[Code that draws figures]
※

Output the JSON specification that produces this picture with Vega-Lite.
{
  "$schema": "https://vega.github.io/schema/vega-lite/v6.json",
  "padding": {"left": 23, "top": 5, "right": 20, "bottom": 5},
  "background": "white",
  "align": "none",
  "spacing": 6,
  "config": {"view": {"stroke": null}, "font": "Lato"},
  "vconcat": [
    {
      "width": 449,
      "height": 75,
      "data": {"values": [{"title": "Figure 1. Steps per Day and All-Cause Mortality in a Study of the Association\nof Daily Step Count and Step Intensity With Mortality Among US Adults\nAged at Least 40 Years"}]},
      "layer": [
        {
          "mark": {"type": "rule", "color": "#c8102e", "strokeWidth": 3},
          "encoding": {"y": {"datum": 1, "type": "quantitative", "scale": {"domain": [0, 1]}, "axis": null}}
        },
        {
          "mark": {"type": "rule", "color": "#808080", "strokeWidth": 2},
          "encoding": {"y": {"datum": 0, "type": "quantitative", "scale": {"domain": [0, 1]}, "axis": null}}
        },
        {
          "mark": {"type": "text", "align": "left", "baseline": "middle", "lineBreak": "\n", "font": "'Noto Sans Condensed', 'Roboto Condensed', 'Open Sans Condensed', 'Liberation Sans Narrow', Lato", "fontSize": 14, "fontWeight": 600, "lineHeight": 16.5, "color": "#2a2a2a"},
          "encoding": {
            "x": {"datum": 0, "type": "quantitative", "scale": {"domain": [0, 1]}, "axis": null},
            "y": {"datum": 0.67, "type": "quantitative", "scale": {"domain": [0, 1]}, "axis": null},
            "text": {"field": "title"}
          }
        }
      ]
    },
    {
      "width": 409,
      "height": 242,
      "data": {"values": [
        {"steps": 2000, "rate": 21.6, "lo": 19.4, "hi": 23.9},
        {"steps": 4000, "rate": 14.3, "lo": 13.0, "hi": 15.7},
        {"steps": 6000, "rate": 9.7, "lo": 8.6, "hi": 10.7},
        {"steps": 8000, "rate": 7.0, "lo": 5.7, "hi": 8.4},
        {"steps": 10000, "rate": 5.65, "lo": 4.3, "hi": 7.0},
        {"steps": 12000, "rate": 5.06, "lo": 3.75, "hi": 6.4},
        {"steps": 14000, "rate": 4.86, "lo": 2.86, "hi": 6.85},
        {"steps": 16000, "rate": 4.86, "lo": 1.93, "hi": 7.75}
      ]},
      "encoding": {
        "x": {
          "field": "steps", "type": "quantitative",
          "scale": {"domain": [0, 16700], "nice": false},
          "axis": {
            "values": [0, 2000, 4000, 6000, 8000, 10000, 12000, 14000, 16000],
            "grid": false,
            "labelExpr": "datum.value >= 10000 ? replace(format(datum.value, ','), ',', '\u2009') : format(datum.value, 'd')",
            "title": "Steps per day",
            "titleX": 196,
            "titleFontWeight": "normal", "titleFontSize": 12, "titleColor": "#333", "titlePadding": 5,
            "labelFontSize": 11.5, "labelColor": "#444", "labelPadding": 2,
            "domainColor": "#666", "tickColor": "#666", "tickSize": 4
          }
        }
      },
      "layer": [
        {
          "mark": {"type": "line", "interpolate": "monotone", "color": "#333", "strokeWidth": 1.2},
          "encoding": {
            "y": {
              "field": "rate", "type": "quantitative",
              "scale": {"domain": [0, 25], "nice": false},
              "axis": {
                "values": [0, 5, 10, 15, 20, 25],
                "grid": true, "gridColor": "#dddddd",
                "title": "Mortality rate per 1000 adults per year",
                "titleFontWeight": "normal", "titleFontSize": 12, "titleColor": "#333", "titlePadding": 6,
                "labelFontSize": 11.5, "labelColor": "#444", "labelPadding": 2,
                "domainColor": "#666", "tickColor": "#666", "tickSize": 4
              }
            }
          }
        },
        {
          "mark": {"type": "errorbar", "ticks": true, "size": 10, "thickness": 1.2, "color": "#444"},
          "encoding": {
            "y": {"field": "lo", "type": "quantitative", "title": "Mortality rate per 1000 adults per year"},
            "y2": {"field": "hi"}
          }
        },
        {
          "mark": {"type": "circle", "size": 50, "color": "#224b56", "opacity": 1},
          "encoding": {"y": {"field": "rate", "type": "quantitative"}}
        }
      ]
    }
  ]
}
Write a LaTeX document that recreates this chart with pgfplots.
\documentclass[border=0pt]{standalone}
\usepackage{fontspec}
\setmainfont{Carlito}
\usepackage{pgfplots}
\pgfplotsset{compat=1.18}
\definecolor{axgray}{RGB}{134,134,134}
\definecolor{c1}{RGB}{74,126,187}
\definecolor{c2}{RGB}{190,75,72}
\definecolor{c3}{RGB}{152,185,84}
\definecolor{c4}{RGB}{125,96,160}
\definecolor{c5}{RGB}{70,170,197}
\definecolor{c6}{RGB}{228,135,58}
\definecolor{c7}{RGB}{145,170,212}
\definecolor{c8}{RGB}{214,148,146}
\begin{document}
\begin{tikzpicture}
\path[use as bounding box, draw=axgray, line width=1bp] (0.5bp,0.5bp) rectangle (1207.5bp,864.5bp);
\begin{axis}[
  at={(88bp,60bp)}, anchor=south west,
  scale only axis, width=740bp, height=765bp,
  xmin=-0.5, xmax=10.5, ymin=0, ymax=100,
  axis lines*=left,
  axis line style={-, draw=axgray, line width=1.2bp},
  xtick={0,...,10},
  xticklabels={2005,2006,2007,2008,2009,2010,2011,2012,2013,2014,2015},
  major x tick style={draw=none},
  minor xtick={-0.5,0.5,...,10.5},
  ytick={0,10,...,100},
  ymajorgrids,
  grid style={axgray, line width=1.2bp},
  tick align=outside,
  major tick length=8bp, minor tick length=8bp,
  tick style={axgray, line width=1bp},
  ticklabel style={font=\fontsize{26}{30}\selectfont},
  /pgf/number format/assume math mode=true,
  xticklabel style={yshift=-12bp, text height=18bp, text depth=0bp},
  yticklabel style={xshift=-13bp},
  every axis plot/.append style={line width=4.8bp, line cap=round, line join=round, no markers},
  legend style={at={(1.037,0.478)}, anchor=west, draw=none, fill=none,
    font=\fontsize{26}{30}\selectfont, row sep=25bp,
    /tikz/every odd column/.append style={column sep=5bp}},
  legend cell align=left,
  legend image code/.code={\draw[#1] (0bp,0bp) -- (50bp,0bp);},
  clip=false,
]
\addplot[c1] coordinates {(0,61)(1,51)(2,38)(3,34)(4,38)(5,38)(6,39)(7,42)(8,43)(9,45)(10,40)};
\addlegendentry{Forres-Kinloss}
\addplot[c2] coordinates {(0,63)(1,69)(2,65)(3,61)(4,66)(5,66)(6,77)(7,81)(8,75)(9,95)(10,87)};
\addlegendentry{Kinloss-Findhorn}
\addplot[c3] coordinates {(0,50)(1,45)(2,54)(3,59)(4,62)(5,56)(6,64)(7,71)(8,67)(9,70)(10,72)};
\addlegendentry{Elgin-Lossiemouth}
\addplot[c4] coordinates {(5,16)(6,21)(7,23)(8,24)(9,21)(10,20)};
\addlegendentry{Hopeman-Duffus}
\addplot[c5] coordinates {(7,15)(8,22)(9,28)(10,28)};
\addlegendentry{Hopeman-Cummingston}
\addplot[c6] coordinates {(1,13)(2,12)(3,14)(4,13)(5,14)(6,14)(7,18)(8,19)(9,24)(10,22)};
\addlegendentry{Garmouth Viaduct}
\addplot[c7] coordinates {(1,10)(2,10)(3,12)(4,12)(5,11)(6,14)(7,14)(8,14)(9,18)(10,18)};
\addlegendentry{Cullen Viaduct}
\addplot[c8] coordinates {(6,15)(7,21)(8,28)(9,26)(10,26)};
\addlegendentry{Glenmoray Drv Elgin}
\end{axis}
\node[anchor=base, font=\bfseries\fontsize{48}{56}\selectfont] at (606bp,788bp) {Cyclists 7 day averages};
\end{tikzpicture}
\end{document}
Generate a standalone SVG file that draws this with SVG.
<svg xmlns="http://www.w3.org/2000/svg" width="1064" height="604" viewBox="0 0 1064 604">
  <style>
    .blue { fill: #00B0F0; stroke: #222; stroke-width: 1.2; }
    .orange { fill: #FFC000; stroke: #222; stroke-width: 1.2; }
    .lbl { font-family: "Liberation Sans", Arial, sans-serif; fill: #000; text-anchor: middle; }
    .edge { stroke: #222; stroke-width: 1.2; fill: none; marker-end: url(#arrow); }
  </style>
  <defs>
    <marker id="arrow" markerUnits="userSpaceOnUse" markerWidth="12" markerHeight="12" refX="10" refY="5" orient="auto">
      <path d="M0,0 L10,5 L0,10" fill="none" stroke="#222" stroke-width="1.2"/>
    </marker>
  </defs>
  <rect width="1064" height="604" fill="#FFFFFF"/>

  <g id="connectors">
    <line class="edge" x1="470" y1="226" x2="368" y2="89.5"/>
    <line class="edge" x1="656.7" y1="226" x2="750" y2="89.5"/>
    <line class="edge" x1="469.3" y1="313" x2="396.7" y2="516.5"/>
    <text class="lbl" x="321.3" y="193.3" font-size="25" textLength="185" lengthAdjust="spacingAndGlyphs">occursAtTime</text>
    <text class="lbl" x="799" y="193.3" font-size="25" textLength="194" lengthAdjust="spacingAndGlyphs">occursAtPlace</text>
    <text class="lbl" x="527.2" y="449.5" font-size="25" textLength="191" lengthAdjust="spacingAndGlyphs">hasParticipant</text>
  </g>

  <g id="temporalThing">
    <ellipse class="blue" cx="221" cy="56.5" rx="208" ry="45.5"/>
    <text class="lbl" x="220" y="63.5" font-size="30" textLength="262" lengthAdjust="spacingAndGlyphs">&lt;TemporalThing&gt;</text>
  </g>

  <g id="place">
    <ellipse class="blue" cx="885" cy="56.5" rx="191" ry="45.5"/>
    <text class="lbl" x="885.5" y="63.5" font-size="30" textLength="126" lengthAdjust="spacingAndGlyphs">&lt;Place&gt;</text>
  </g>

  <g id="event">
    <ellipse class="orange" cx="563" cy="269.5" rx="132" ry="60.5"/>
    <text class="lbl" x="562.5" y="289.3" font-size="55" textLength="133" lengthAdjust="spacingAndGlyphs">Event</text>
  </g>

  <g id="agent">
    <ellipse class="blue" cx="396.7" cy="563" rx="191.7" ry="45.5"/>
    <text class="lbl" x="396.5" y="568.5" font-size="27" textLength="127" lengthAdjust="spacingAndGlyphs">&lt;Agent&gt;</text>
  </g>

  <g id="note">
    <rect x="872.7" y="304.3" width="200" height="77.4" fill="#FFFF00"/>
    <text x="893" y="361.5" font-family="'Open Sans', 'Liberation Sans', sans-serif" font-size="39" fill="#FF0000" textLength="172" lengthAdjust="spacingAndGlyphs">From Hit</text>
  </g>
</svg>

※

Exercise directions:
In the entries above, find each line with the word "this" and show it.

Exercise response:
Output the JSON specification that produces this picture with Vega-Lite.
Write a LaTeX document that recreates this chart with pgfplots.
Generate a standalone SVG file that draws this with SVG.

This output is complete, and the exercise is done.